Coffee-Shooting Brake

by CFlo

Try not to shoot coffee out of your nose at the thought of it, but I think Mazda should have made the Miata available as a shooting brake, right since the Year 0 Anno Miatae (i.e. 1989 AD). Stretching the roof, adding a hatch, and the wagon-defining D-pillar would make the Miata more than just a hairdresser’s runabout or weekend track rat; it would turn this into something you could almost own by itself.

What car do you think should’ve been – or should be – made as a shooting brake? That’s a sporty 2-door wagon to the plebes.

I photoshopped the above image myself during a particularly boring week a few years back. The Spec Miata on track image was graciously borrowed from Grassroots Motorsports. I scrounged around in google image search looking at wagon rear sections until I found one I liked – the GG-chassis Subaru Impreza / WRX wagon. A bit of clipping, grafting, and 35 how-to YouTube videos later and I had triumphantly created what you see before you.


Some indeterminate amount of time passed and I got to thinking about little 2-door wagons again…or 3-door wagons, depending on what your definition of a door is…anyways. Volvo made what DT generally regards as the prototypical shooting brake: the 1800ES of course. But what if they’d decided to make a sequel during the 240 era of the late ’70s through early ’90s? So I found this nice side shot of a boring late-model 245:

Armed with the knowledge that for several years the 200 series was the only Volvo platform (and a few drinks into the night), I found it reasonable to imagine that a short wheelbase 3-door could have been designed and engineered by the stalwart manufacturer. Lengthen the doors to 242 style, shorten the wheelbase aft of the B-pillar, shorten the rear overhang…why not?

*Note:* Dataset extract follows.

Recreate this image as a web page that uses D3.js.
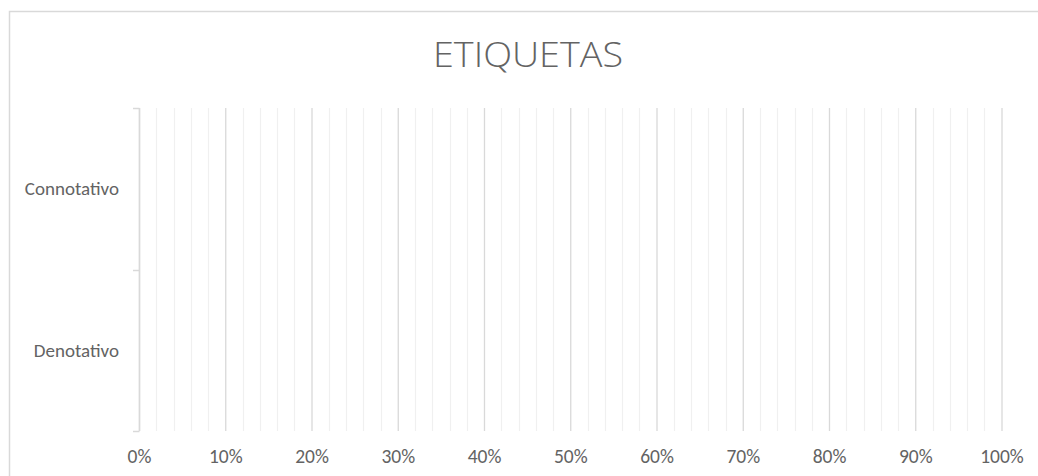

Thus, I give you the 243:

Apparently I forgot the seats. Now, to be fair, Volvo did actually make some 243/263 prototypes but the design was not so much a shooting brake, but more of a hatchback with a sloping rear and the full length and wheelbase of the rest of the 240 family. The Volvo Museum in Gothenburg has presumably the only one left:

I’d be remiss not to mention the Molvo here. This is a 24 Hours of LeMons racing vehicle created by Bernal Dads Racing, representing the unholy mating of a Miata chassis with Volvo 245 rear that’s sort of swallowing/engulfing it from behind. And it’s awful, but it’s still awesome. You can’t unsee the Molvo.

Image borrowed from The Truth About Cars.

Turning to currently available RWD cars, I’d love to see a 5th-gen Camaro shooting brake. Callaway is supposedly doing the same to the C7 Corvette with the AeroWagon, but we need a budget-friendly  version to feature on DT in 12 years when depreciation has left it worth nothing. Four words: cheap, steel, Camaro, wagon.